Your goal: Read the records below and copy each line that contains "chart".
### Entries provided ###
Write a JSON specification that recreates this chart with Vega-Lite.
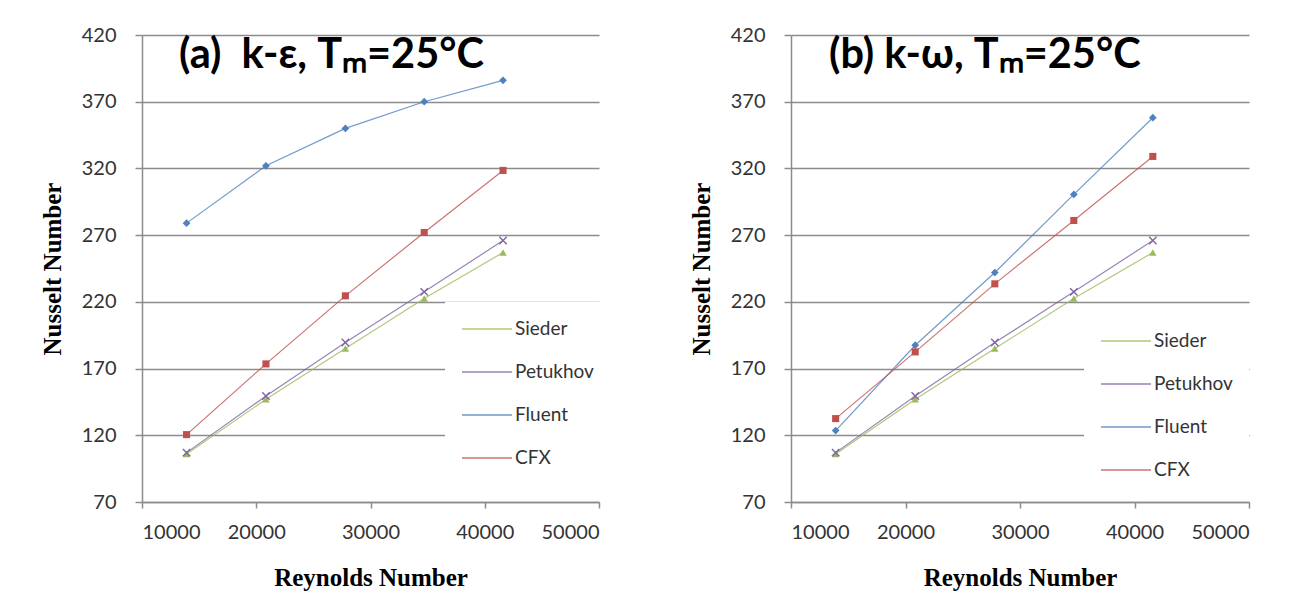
{
  "$schema": "https://vega.github.io/schema/vega-lite/v6.json",
  "background": "white",
  "padding": {"left": 40, "top": 25, "right": 5, "bottom": 5},
  "spacing": 79,
  "datasets": {
    "a": [
      {"Re": 13900, "Nu": 106, "series": "Sieder"},
      {"Re": 20850, "Nu": 147, "series": "Sieder"},
      {"Re": 27800, "Nu": 185, "series": "Sieder"},
      {"Re": 34700, "Nu": 222.5, "series": "Sieder"},
      {"Re": 41600, "Nu": 257, "series": "Sieder"},
      {"Re": 13900, "Nu": 107, "series": "Petukhov"},
      {"Re": 20850, "Nu": 149.5, "series": "Petukhov"},
      {"Re": 27800, "Nu": 189.5, "series": "Petukhov"},
      {"Re": 34700, "Nu": 227.5, "series": "Petukhov"},
      {"Re": 41600, "Nu": 266, "series": "Petukhov"},
      {"Re": 13900, "Nu": 279, "series": "Fluent"},
      {"Re": 20850, "Nu": 322, "series": "Fluent"},
      {"Re": 27800, "Nu": 350, "series": "Fluent"},
      {"Re": 34700, "Nu": 370, "series": "Fluent"},
      {"Re": 41600, "Nu": 386, "series": "Fluent"},
      {"Re": 13900, "Nu": 120.5, "series": "CFX"},
      {"Re": 20850, "Nu": 173.5, "series": "CFX"},
      {"Re": 27800, "Nu": 224.5, "series": "CFX"},
      {"Re": 34700, "Nu": 272, "series": "CFX"},
      {"Re": 41600, "Nu": 318.5, "series": "CFX"}
    ],
    "b": [
      {"Re": 13900, "Nu": 106, "series": "Sieder"},
      {"Re": 20850, "Nu": 147, "series": "Sieder"},
      {"Re": 27800, "Nu": 185, "series": "Sieder"},
      {"Re": 34700, "Nu": 222.5, "series": "Sieder"},
      {"Re": 41600, "Nu": 257, "series": "Sieder"},
      {"Re": 13900, "Nu": 107, "series": "Petukhov"},
      {"Re": 20850, "Nu": 149.5, "series": "Petukhov"},
      {"Re": 27800, "Nu": 189.5, "series": "Petukhov"},
      {"Re": 34700, "Nu": 227.5, "series": "Petukhov"},
      {"Re": 41600, "Nu": 266, "series": "Petukhov"},
      {"Re": 13900, "Nu": 123.5, "series": "Fluent"},
      {"Re": 20850, "Nu": 187.5, "series": "Fluent"},
      {"Re": 27800, "Nu": 242, "series": "Fluent"},
      {"Re": 34700, "Nu": 300.5, "series": "Fluent"},
      {"Re": 41600, "Nu": 358, "series": "Fluent"},
      {"Re": 13900, "Nu": 132.5, "series": "CFX"},
      {"Re": 20850, "Nu": 182.5, "series": "CFX"},
      {"Re": 27800, "Nu": 233.5, "series": "CFX"},
      {"Re": 34700, "Nu": 281, "series": "CFX"},
      {"Re": 41600, "Nu": 329, "series": "CFX"}
    ]
  },
  "resolve": {
    "scale": {"color": "independent"},
    "legend": {"color": "independent"}
  },
  "hconcat": [
    {
      "width": 457,
      "height": 467,
      "data": {"name": "a"},
      "layer": [
        {"mark": {"type": "line", "strokeWidth": 1.2, "opacity": 0.8},
         "encoding": {
           "x": {"field": "Re", "type": "quantitative", "scale": {"domain": [10000, 50000], "nice": false, "zero": false},
                 "axis": {"title": "Reynolds Number", "values": [10000, 20000, 30000, 40000, 50000], "format": "d", "grid": false, "tickSize": 6, "labelPadding": 14, "titlePadding": 23}},
           "y": {"field": "Nu", "type": "quantitative", "scale": {"domain": [70, 420], "nice": false, "zero": false},
                 "axis": {"title": "Nusselt Number", "values": [70, 120, 170, 220, 270, 320, 370, 420], "grid": true, "tickSize": 7, "labelPadding": 19, "titlePadding": 16}},
           "color": {"field": "series", "type": "nominal",
                     "scale": {"domain": ["Sieder", "Petukhov", "Fluent", "CFX"], "range": ["#9BBB59", "#8064A2", "#4F81BD", "#C0504D"]},
                     "legend": {"title": null, "orient": "none", "legendX": 303, "legendY": 267, "padding": 16, "fillColor": "white",
                                "symbolType": "M-1,0H4", "symbolSize": 400, "symbolStrokeWidth": 1.5, "labelOffset": 32, "rowPadding": 22,
                                "labelFont": "Lato", "labelFontSize": 19, "labelColor": "#333333"}}}},
        {"transform": [{"filter": "datum.series === 'Sieder'"}],
         "mark": {"type": "point", "shape": "triangle-up", "filled": true, "color": "#9BBB59", "opacity": 1, "size": 55},
         "encoding": {
           "x": {"field": "Re", "type": "quantitative", "scale": {"domain": [10000, 50000], "nice": false, "zero": false},
                 "axis": {"title": "Reynolds Number", "values": [10000, 20000, 30000, 40000, 50000], "format": "d", "grid": false, "tickSize": 6, "labelPadding": 14, "titlePadding": 23}},
           "y": {"field": "Nu", "type": "quantitative", "scale": {"domain": [70, 420], "nice": false, "zero": false},
                 "axis": {"title": "Nusselt Number", "values": [70, 120, 170, 220, 270, 320, 370, 420], "grid": true, "tickSize": 7, "labelPadding": 19, "titlePadding": 16}}}},
        {"transform": [{"filter": "datum.series === 'Petukhov'"}],
         "mark": {"type": "point", "shape": "M-1,-1L1,1M-1,1L1,-1", "filled": false, "color": "#8064A2", "opacity": 1, "size": 55, "strokeWidth": 1.4},
         "encoding": {
           "x": {"field": "Re", "type": "quantitative", "scale": {"domain": [10000, 50000], "nice": false, "zero": false},
                 "axis": {"title": "Reynolds Number", "values": [10000, 20000, 30000, 40000, 50000], "format": "d", "grid": false, "tickSize": 6, "labelPadding": 14, "titlePadding": 23}},
           "y": {"field": "Nu", "type": "quantitative", "scale": {"domain": [70, 420], "nice": false, "zero": false},
                 "axis": {"title": "Nusselt Number", "values": [70, 120, 170, 220, 270, 320, 370, 420], "grid": true, "tickSize": 7, "labelPadding": 19, "titlePadding": 16}}}},
        {"transform": [{"filter": "datum.series === 'Fluent'"}],
         "mark": {"type": "point", "shape": "diamond", "filled": true, "color": "#4F81BD", "opacity": 1, "size": 60},
         "encoding": {
           "x": {"field": "Re", "type": "quantitative", "scale": {"domain": [10000, 50000], "nice": false, "zero": false},
                 "axis": {"title": "Reynolds Number", "values": [10000, 20000, 30000, 40000, 50000], "format": "d", "grid": false, "tickSize": 6, "labelPadding": 14, "titlePadding": 23}},
           "y": {"field": "Nu", "type": "quantitative", "scale": {"domain": [70, 420], "nice": false, "zero": false},
                 "axis": {"title": "Nusselt Number", "values": [70, 120, 170, 220, 270, 320, 370, 420], "grid": true, "tickSize": 7, "labelPadding": 19, "titlePadding": 16}}}},
        {"transform": [{"filter": "datum.series === 'CFX'"}],
         "mark": {"type": "point", "shape": "square", "filled": true, "color": "#C0504D", "opacity": 1, "size": 50},
         "encoding": {
           "x": {"field": "Re", "type": "quantitative", "scale": {"domain": [10000, 50000], "nice": false, "zero": false},
                 "axis": {"title": "Reynolds Number", "values": [10000, 20000, 30000, 40000, 50000], "format": "d", "grid": false, "tickSize": 6, "labelPadding": 14, "titlePadding": 23}},
           "y": {"field": "Nu", "type": "quantitative", "scale": {"domain": [70, 420], "nice": false, "zero": false},
                 "axis": {"title": "Nusselt Number", "values": [70, 120, 170, 220, 270, 320, 370, 420], "grid": true, "tickSize": 7, "labelPadding": 19, "titlePadding": 16}}}},
        {"data": {"values": [{"t": 1}]},
         "mark": {"type": "text", "align": "left", "baseline": "alphabetic", "font": "Lato", "fontSize": 41.5, "fontWeight": "bold", "fill": "#000000"},
         "encoding": {"x": {"datum": 13240, "type": "quantitative"}, "y": {"datum": 395.3, "type": "quantitative"}, "text": {"value": "(a)\u00a0\u00a0k-ε, Tₘ=25°C"}}}
      ]
    },
    {
      "width": 458,
      "height": 467,
      "data": {"name": "b"},
      "layer": [
        {"mark": {"type": "line", "strokeWidth": 1.2, "opacity": 0.8},
         "encoding": {
           "x": {"field": "Re", "type": "quantitative", "scale": {"domain": [10000, 50000], "nice": false, "zero": false},
                 "axis": {"title": "Reynolds Number", "values": [10000, 20000, 30000, 40000, 50000], "format": "d", "grid": false, "tickSize": 6, "labelPadding": 14, "titlePadding": 23}},
           "y": {"field": "Nu", "type": "quantitative", "scale": {"domain": [70, 420], "nice": false, "zero": false},
                 "axis": {"title": "Nusselt Number", "values": [70, 120, 170, 220, 270, 320, 370, 420], "grid": true, "tickSize": 7, "labelPadding": 19, "titlePadding": 16}},
           "color": {"field": "series", "type": "nominal",
                     "scale": {"domain": ["Sieder", "Petukhov", "Fluent", "CFX"], "range": ["#9BBB59", "#8064A2", "#4F81BD", "#C0504D"]},
                     "legend": {"title": null, "orient": "none", "legendX": 293, "legendY": 279, "padding": 16, "fillColor": "white",
                                "symbolType": "M-1,0H4", "symbolSize": 400, "symbolStrokeWidth": 1.5, "labelOffset": 32, "rowPadding": 22,
                                "labelFont": "Lato", "labelFontSize": 19, "labelColor": "#333333"}}}},
        {"transform": [{"filter": "datum.series === 'Sieder'"}],
         "mark": {"type": "point", "shape": "triangle-up", "filled": true, "color": "#9BBB59", "opacity": 1, "size": 55},
         "encoding": {
           "x": {"field": "Re", "type": "quantitative", "scale": {"domain": [10000, 50000], "nice": false, "zero": false},
                 "axis": {"title": "Reynolds Number", "values": [10000, 20000, 30000, 40000, 50000], "format": "d", "grid": false, "tickSize": 6, "labelPadding": 14, "titlePadding": 23}},
           "y": {"field": "Nu", "type": "quantitative", "scale": {"domain": [70, 420], "nice": false, "zero": false},
                 "axis": {"title": "Nusselt Number", "values": [70, 120, 170, 220, 270, 320, 370, 420], "grid": true, "tickSize": 7, "labelPadding": 19, "titlePadding": 16}}}},
        {"transform": [{"filter": "datum.series === 'Petukhov'"}],
         "mark": {"type": "point", "shape": "M-1,-1L1,1M-1,1L1,-1", "filled": false, "color": "#8064A2", "opacity": 1, "size": 55, "strokeWidth": 1.4},
         "encoding": {
           "x": {"field": "Re", "type": "quantitative", "scale": {"domain": [10000, 50000], "nice": false, "zero": false},
                 "axis": {"title": "Reynolds Number", "values": [10000, 20000, 30000, 40000, 50000], "format": "d", "grid": false, "tickSize": 6, "labelPadding": 14, "titlePadding": 23}},
           "y": {"field": "Nu", "type": "quantitative", "scale": {"domain": [70, 420], "nice": false, "zero": false},
                 "axis": {"title": "Nusselt Number", "values": [70, 120, 170, 220, 270, 320, 370, 420], "grid": true, "tickSize": 7, "labelPadding": 19, "titlePadding": 16}}}},
        {"transform": [{"filter": "datum.series === 'Fluent'"}],
         "mark": {"type": "point", "shape": "diamond", "filled": true, "color": "#4F81BD", "opacity": 1, "size": 60},
         "encoding": {
           "x": {"field": "Re", "type": "quantitative", "scale": {"domain": [10000, 50000], "nice": false, "zero": false},
                 "axis": {"title": "Reynolds Number", "values": [10000, 20000, 30000, 40000, 50000], "format": "d", "grid": false, "tickSize": 6, "labelPadding": 14, "titlePadding": 23}},
           "y": {"field": "Nu", "type": "quantitative", "scale": {"domain": [70, 420], "nice": false, "zero": false},
                 "axis": {"title": "Nusselt Number", "values": [70, 120, 170, 220, 270, 320, 370, 420], "grid": true, "tickSize": 7, "labelPadding": 19, "titlePadding": 16}}}},
        {"transform": [{"filter": "datum.series === 'CFX'"}],
         "mark": {"type": "point", "shape": "square", "filled": true, "color": "#C0504D", "opacity": 1, "size": 50},
         "encoding": {
           "x": {"field": "Re", "type": "quantitative", "scale": {"domain": [10000, 50000], "nice": false, "zero": false},
                 "axis": {"title": "Reynolds Number", "values": [10000, 20000, 30000, 40000, 50000], "format": "d", "grid": false, "tickSize": 6, "labelPadding": 14, "titlePadding": 23}},
           "y": {"field": "Nu", "type": "quantitative", "scale": {"domain": [70, 420], "nice": false, "zero": false},
                 "axis": {"title": "Nusselt Number", "values": [70, 120, 170, 220, 270, 320, 370, 420], "grid": true, "tickSize": 7, "labelPadding": 19, "titlePadding": 16}}}},
        {"data": {"values": [{"t": 1}]},
         "mark": {"type": "text", "align": "left", "baseline": "alphabetic", "font": "Lato", "fontSize": 41.5, "fontWeight": "bold", "fill": "#000000"},
         "encoding": {"x": {"datum": 13320, "type": "quantitative"}, "y": {"datum": 395.3, "type": "quantitative"}, "text": {"value": "(b) k-ω, Tₘ=25°C"}}}
      ]
    }
  ],
  "config": {
    "view": {"stroke": null},
    "axis": {
      "labelFont": "Lato", "labelFontSize": 20, "labelColor": "#333333",
      "titleFont": "Liberation Serif", "titleFontSize": 25, "titleFontWeight": "bold", "titleColor": "#000000",
      "domainColor": "#8c8c8c", "domainWidth": 1.5, "tickColor": "#8c8c8c", "tickWidth": 1.5,
      "gridColor": "#8c8c8c", "gridWidth": 1.3, "gridOpacity": 1
    }
  }
}
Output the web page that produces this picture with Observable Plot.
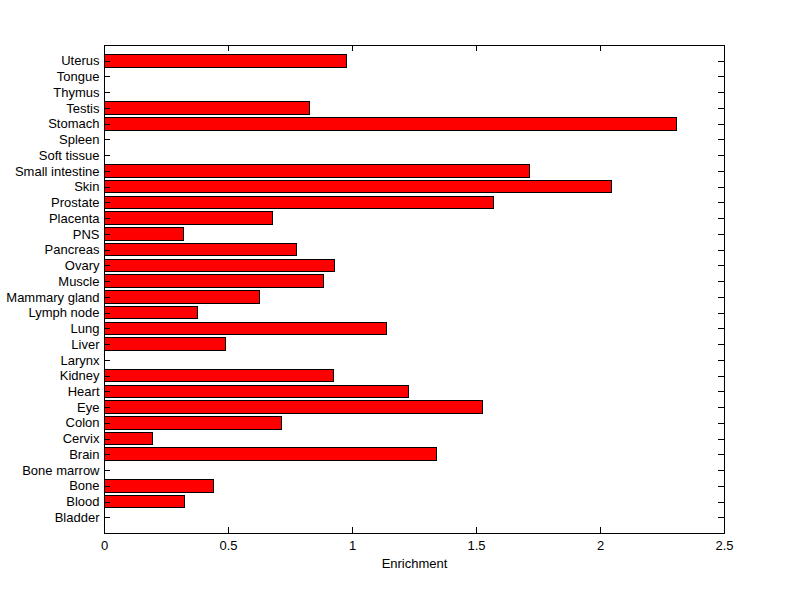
<!DOCTYPE html>
<html>
<head>
<meta charset="utf-8">
<script src="https://cdn.jsdelivr.net/npm/d3@7"></script>
<script src="https://cdn.jsdelivr.net/npm/@observablehq/plot@0.6"></script>
<style>
  html, body { margin: 0; padding: 0; background: white; }
</style>
</head>
<body>
<div id="chart"></div>
<script>
// Categories, bottom to top
const tissues = ["Bladder", "Blood", "Bone", "Bone marrow", "Brain", "Cervix", "Colon", "Eye", "Heart", "Kidney",
  "Larynx", "Liver", "Lung", "Lymph node", "Mammary gland", "Muscle", "Ovary", "Pancreas", "PNS", "Placenta",
  "Prostate", "Skin", "Small intestine", "Soft tissue", "Spleen", "Stomach", "Testis", "Thymus", "Tongue", "Uterus"];
const enrichment = [0, 0.324, 0.441, 0, 1.340, 0.194, 0.715, 1.526, 1.227, 0.927,
  0, 0.488, 1.141, 0.377, 0.629, 0.887, 0.929, 0.776, 0.320, 0.679,
  1.570, 2.046, 1.715, 0, 0, 2.308, 0.828, 0, 0, 0.977];
const xTicks = [0, 0.5, 1, 1.5, 2, 2.5];
const xLabel = "Enrichment";

const data = tissues.map((name, i) => ({name, pos: i + 1, value: enrichment[i]}));
const yTicks = data.map(d => d.pos);

const W = 800, H = 599;
const mL = 104, mR = 76, mT = 45, mB = 66;
const plotW = W - mL - mR, plotH = H - mT - mB;
const tk = 6;
const crisp = {shapeRendering: "crispEdges"};

const chart = Plot.plot({
  width: W,
  height: H,
  marginLeft: mL,
  marginRight: mR,
  marginTop: mT,
  marginBottom: mB,
  style: {fontFamily: "'Liberation Sans', Arial, sans-serif", fontSize: "13px", background: "white", color: "black"},
  x: {domain: [0, 2.5], label: null},
  y: {domain: [0, 31], label: null},
  marks: [
    Plot.rectX(data.filter(d => d.value > 0), {
      x1: 0, x2: "value",
      y1: d => d.pos - 0.4, y2: d => d.pos + 0.4,
      fill: "#ff0000", stroke: "black", strokeWidth: 1, ...crisp
    }),
    // inward ticks: left & right
    Plot.tickY(yTicks, {y: d => d, insetRight: plotW - tk, stroke: "black", ...crisp}),
    Plot.tickY(yTicks, {y: d => d, insetLeft: plotW - tk, stroke: "black", ...crisp}),
    // inward ticks: bottom & top
    Plot.tickX(xTicks, {x: d => d, insetTop: plotH - tk, stroke: "black", ...crisp}),
    Plot.tickX(xTicks, {x: d => d, insetBottom: plotH - tk, stroke: "black", ...crisp}),
    Plot.axisY({ticks: yTicks, tickFormat: d => tissues[d - 1], tickSize: 0, tickPadding: 5, label: null}),
    Plot.axisX({ticks: xTicks, tickFormat: d => String(d), tickSize: 0, tickPadding: 7, label: null}),
    Plot.text([xLabel], {text: d => d, frameAnchor: "bottom", lineAnchor: "top", dy: 25, fill: "black"}),
    Plot.frame({stroke: "black", strokeWidth: 1, ...crisp})
  ]
});
document.getElementById("chart").appendChild(chart);
</script>
</body>
</html>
###
Written reply:
Write a JSON specification that recreates this chart with Vega-Lite.
<div id="chart"></div>
const chart = Plot.plot({
document.getElementById("chart").appendChild(chart);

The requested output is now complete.